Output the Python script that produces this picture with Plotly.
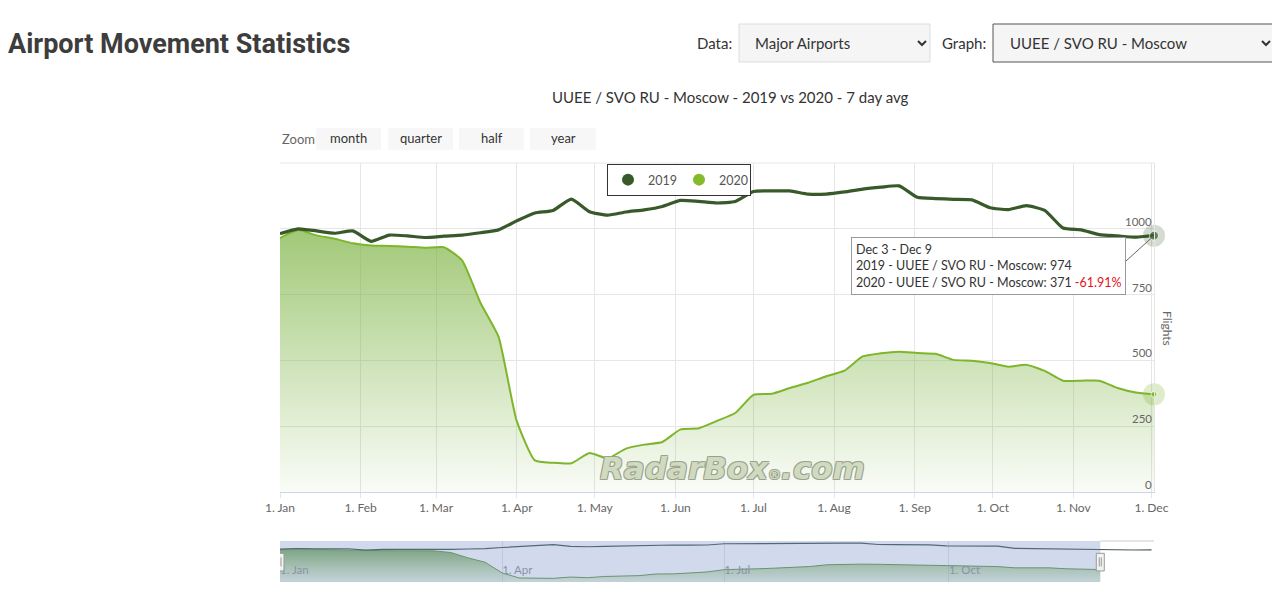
import plotly.graph_objects as go
import pandas as pd

# ---------------- data ----------------
WEEK_START = pd.date_range("2020-01-01", periods=52, freq="7D")  # weekly points
VALUES_2019 = [981, 1000, 992, 983, 992, 952, 976, 973, 967, 972, 976, 985, 996,
               1030, 1060, 1070, 1113, 1065, 1052, 1064, 1072, 1085, 1108, 1104,
               1098, 1104, 1142, 1144, 1144, 1132, 1132, 1140, 1151, 1158, 1163,
               1120, 1115, 1112, 1110, 1080, 1073, 1088, 1070, 1003, 996, 978,
               973, 968, 974, 962, 956, 958]
VALUES_2020 = [965, 995, 975, 962, 945, 937, 935, 932, 928, 930, 880, 720, 590,
               270, 120, 111, 109, 148, 128, 165, 180, 190, 238, 242, 270, 300,
               369, 373, 395, 415, 440, 461, 515, 527, 533, 528, 525, 502, 499,
               490, 476, 483, 460, 423, 423, 423, 395, 378, 371]
SERIES_NAMES = ["2019", "2020"]
AIRPORT = "UUEE / SVO RU - Moscow"
TOOLTIP_RANGE = "Dec 3 - Dec 9"
X_TICKS = pd.date_range("2020-01-01", "2020-12-01", freq="MS")
NAV_TICKS = pd.date_range("2020-01-01", "2020-10-01", freq="QS")
Y_TICKS = [0, 250, 500, 750, 1000]
ZOOM_BUTTONS = ["month", "quarter", "half", "year"]

dates19 = list(WEEK_START[:len(VALUES_2019)])
dates20 = list(WEEK_START[:len(VALUES_2020)])
last_date = dates20[-1]
last19 = VALUES_2019[len(VALUES_2020) - 1]
last20 = VALUES_2020[-1]
pct = (last20 - last19) / last19 * 100

C19 = "#385a2a"
C20 = "#7db52b"
FONT = "Lato"

# ------------- layout geometry (page pixels; page body has 8px margin) -------------
OFF = 8
W, H = 1280 - OFF, 594 - OFF
L, R, T, B = 280, 1154, 163, 582          # plot region in page pixels
def px(xp):
    return (xp - L) / (R - L)
def py(yp):
    return (B - yp) / (B - T)

fig = go.Figure()

# main series
fig.add_trace(go.Scatter(
    x=dates20, y=VALUES_2020, mode="lines", line=dict(color=C20, width=2, shape="spline", smoothing=0.5),
    fill="tozeroy",
    fillgradient=dict(type="vertical", start=0, stop=1000,
                      colorscale=[[0, "rgba(124,179,66,0.04)"], [1, "rgba(124,179,66,0.72)"]]),
    showlegend=False, hoverinfo="skip", xaxis="x", yaxis="y"))
fig.add_trace(go.Scatter(
    x=dates19, y=VALUES_2019, mode="lines", line=dict(color=C19, width=3.2, shape="spline", smoothing=0.5),
    showlegend=False, hoverinfo="skip", xaxis="x", yaxis="y"))

# hover halos / markers on last points
fig.add_trace(go.Scatter(x=[last_date, last_date], y=[last19, last20], mode="markers",
                         marker=dict(size=22, color=["rgba(58,92,44,0.22)", "rgba(125,181,43,0.25)"]),
                         showlegend=False, hoverinfo="skip", cliponaxis=False))
fig.add_trace(go.Scatter(x=[last_date, last_date], y=[last19, last20], mode="markers",
                         marker=dict(size=[9, 6], color=[C19, C20], line=dict(width=1, color="white")),
                         showlegend=False, hoverinfo="skip", cliponaxis=False))

# legend entries
for name, col in zip(SERIES_NAMES, [C19, "#84bb2b"]):
    fig.add_trace(go.Scatter(x=[None], y=[None], mode="markers", name=name,
                             marker=dict(size=12, color=col)))

# navigator series
fig.add_trace(go.Scatter(
    x=dates20, y=VALUES_2020, mode="lines", line=dict(color="#6e9a4a", width=1),
    fill="tozeroy",
    fillgradient=dict(type="vertical", start=0, stop=1000,
                      colorscale=[[0, "rgba(124,179,66,0.15)"], [1, "rgba(90,150,50,0.75)"]]),
    showlegend=False, hoverinfo="skip", xaxis="x2", yaxis="y2"))
fig.add_trace(go.Scatter(
    x=dates19, y=VALUES_2019, mode="lines", line=dict(color="#4a5e52", width=1.2),
    showlegend=False, hoverinfo="skip", xaxis="x2", yaxis="y2"))

shapes = []
annotations = []
nav_end = dates19[-1] + pd.Timedelta(days=1)

# navigator mask, outline and handles
shapes.append(dict(type="rect", xref="x2", yref="y2 domain", x0=dates20[0], x1=last_date, y0=0, y1=1,
                   fillcolor="rgba(102,133,194,0.3)", line=dict(width=0), layer="above"))
shapes.append(dict(type="line", xref="x2", yref="y2 domain", x0=last_date, x1=nav_end,
                   y0=1, y1=1, line=dict(color="#cccccc", width=1)))
for hd in [dates20[0], last_date]:
    shapes.append(dict(type="rect", xref="x2", yref="y2 domain", xsizemode="pixel", xanchor=hd,
                       x0=-4, x1=4, y0=0.27, y1=0.70,
                       line=dict(color="#999999", width=1), fillcolor="#f2f2f2", layer="above"))
    for dx in [-1, 1]:
        shapes.append(dict(type="line", xref="x2", yref="y2 domain", xsizemode="pixel", xanchor=hd,
                           x0=dx, x1=dx, y0=0.38, y1=0.60,
                           line=dict(color="#999999", width=1), layer="above"))

# page furniture (zoom buttons, dropdowns)
shapes.append(dict(type="rect", xref="paper", yref="paper", x0=px(739), x1=px(930), y0=py(62), y1=py(24),
                   fillcolor="#f5f5f5", line=dict(color="#dddddd", width=1), layer="above"))
shapes.append(dict(type="rect", xref="paper", yref="paper", x0=px(993), x1=px(1276), y0=py(62), y1=py(24),
                   fillcolor="#f5f5f5", line=dict(color="#555555", width=1), layer="above"))
for cx in [922, 1266]:
    shapes.append(dict(type="path", xref="paper", yref="paper",
                       path=f"M {px(cx-4)},{py(41)} L {px(cx)},{py(45)} L {px(cx+4)},{py(41)}",
                       line=dict(color="#333333", width=2), layer="above"))
btn_x = [(316, 381), (388, 453), (459, 524), (530, 596)]
for (x0, x1), lab in zip(btn_x, ZOOM_BUTTONS):
    shapes.append(dict(type="rect", xref="paper", yref="paper", x0=px(x0), x1=px(x1), y0=py(150), y1=py(128),
                       fillcolor="#f7f7f7", line=dict(width=0), layer="above"))
    annotations.append(dict(xref="paper", yref="paper", x=px((x0 + x1) / 2), y=py(138), text=lab,
                            xanchor="center", yanchor="middle",
                            showarrow=False, font=dict(family=FONT, size=13, color="#333333")))
annotations.append(dict(xref="paper", yref="paper", x=px(280), y=py(139), text="Zoom",
                        xanchor="left", yanchor="middle",
                        showarrow=False, font=dict(family=FONT, size=13, color="#666666")))

# page title and dropdown labels
annotations.append(dict(xref="paper", yref="paper", x=px(6), y=py(44), text="<b>Airport Movement Statistics</b>",
                        xanchor="left", yanchor="middle", showarrow=False,
                        font=dict(family="Roboto", size=27, color="#3d3d3d")))
annotations.append(dict(xref="paper", yref="paper", x=px(734), y=py(43), text="Data:", xanchor="right",
                        yanchor="middle", showarrow=False, font=dict(family=FONT, size=15, color="#333333")))
annotations.append(dict(xref="paper", yref="paper", x=px(753), y=py(43), text="Major Airports", xanchor="left",
                        yanchor="middle", showarrow=False, font=dict(family=FONT, size=15, color="#333333")))
annotations.append(dict(xref="paper", yref="paper", x=px(988), y=py(43), text="Graph:", xanchor="right",
                        yanchor="middle", showarrow=False, font=dict(family=FONT, size=15, color="#333333")))
annotations.append(dict(xref="paper", yref="paper", x=px(1008), y=py(43), text=AIRPORT, xanchor="left",
                        yanchor="middle", showarrow=False, font=dict(family=FONT, size=15, color="#333333")))
# chart title
annotations.append(dict(xref="paper", yref="paper", x=px(730), y=py(97),
                        text=f"{AIRPORT} - {SERIES_NAMES[0]} vs {SERIES_NAMES[1]} - 7 day avg",
                        xanchor="center", yanchor="middle",
                        showarrow=False, font=dict(family=FONT, size=15, color="#333333")))
# y axis title
annotations.append(dict(xref="paper", yref="paper", x=px(1168), y=py(328), text="Flights", textangle=90,
                        xanchor="center", yanchor="middle",
                        showarrow=False, font=dict(family=FONT, size=12, color="#666666")))
# y tick labels (drawn inside plot, above gridlines, right-aligned)
for v in Y_TICKS:
    annotations.append(dict(xref="paper", yref="y", x=px(1154), y=v, text=str(v), xanchor="right",
                            yanchor="bottom", yshift=-1, showarrow=False,
                            font=dict(family=FONT, size=11.5, color="#666666")))
# watermark
annotations.append(dict(xref="paper", yref="paper", x=px(732), y=py(468),
                        text="RadarBox<span style='font-size:13px'>®</span>.com",
                        xanchor="center", yanchor="middle", showarrow=False,
                        font=dict(family="DejaVu Sans", size=31, color="rgba(214,224,196,0.92)",
                                  style="italic", weight="bold",
                                  shadow="-1px -1px 0 #9aa08f, 1px 1px 0 #9aa08f, 1px -1px 0 #9aa08f, -1px 1px 0 #9aa08f")))
# tooltip
tip = (f"{TOOLTIP_RANGE}<br>{SERIES_NAMES[0]} - {AIRPORT}: {last19}<br>"
       f"{SERIES_NAMES[1]} - {AIRPORT}: {last20} <span style='color:#e8101a'>{pct:.2f}%</span>")
annotations.append(dict(xref="paper", yref="paper", x=px(851), y=py(237), text=tip, align="left",
                        xanchor="left", yanchor="top", showarrow=False,
                        bgcolor="rgba(255,255,255,0.95)", bordercolor="#999999", borderwidth=1, borderpad=4,
                        font=dict(family=FONT, size=12.5, color="#333333")))
# tooltip connector
shapes.append(dict(type="line", xref="x", yref="y", xsizemode="pixel", ysizemode="pixel",
                   xanchor=last_date, yanchor=last19, x0=0, y0=0, x1=-32, y1=-29,
                   line=dict(color="#666666", width=1), layer="above"))

fig.update_layout(
    width=W, height=H,
    margin=dict(l=L - OFF, r=W - (R - OFF), t=T - OFF, b=H - (B - OFF), autoexpand=False),
    paper_bgcolor="white", plot_bgcolor="white",
    font=dict(family=FONT, color="#666666"),
    showlegend=True,
    legend=dict(orientation="h", x=px(607), y=py(164), xanchor="left", yanchor="top",
                bordercolor="#333333", borderwidth=1, bgcolor="white",
                font=dict(family=FONT, size=12.5, color="#555555"), itemwidth=30,
                entrywidthmode="pixels", entrywidth=26, tracegroupgap=0),
    xaxis=dict(type="date", range=[dates20[0], last_date], domain=[0, 1],
               tickvals=X_TICKS, tickformat="%-d. %b", showgrid=True, gridcolor="#e6e6e6",
               showline=True, linecolor="#ccd6eb", ticks="outside", ticklen=5, tickcolor="#e6e6e6",
               tickfont=dict(family=FONT, size=12, color="#666666"), anchor="y", zeroline=False),
    yaxis=dict(domain=[(B - 492) / (B - T), 1], range=[0, 1250], side="right",
               tickvals=Y_TICKS, showticklabels=False,
               showgrid=True, gridcolor="#e6e6e6", zeroline=False, anchor="x",
               showline=True, linecolor="#e6e6e6"),
    xaxis2=dict(type="date", range=[dates20[0], nav_end], domain=[0, 1],
                anchor="y2", tickvals=NAV_TICKS, tickformat="%-d. %b", ticklabelposition="inside right",
                showgrid=True, gridcolor="#e6e6e6", showline=False, zeroline=False,
                tickfont=dict(family=FONT, size=11.5, color="#999999")),
    yaxis2=dict(domain=[0, 41 / (B - T)], range=[0, 1224], visible=False, anchor="x2"),
    shapes=shapes, annotations=annotations,
)
# top border line of plot area
fig.add_shape(type="line", xref="paper", yref="y domain", x0=0, x1=1, y0=1, y1=1,
              line=dict(color="#e6e6e6", width=1))

fig.write_html("out.html")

**WRITTEN EXERCISE:** Print the data above verbatim from the first line through the line holding "import pandas as pd", leaving every picture out.

**FINISHED EXERCISE:**
Output the Python script that produces this picture with Plotly.
import plotly.graph_objects as go
import pandas as pd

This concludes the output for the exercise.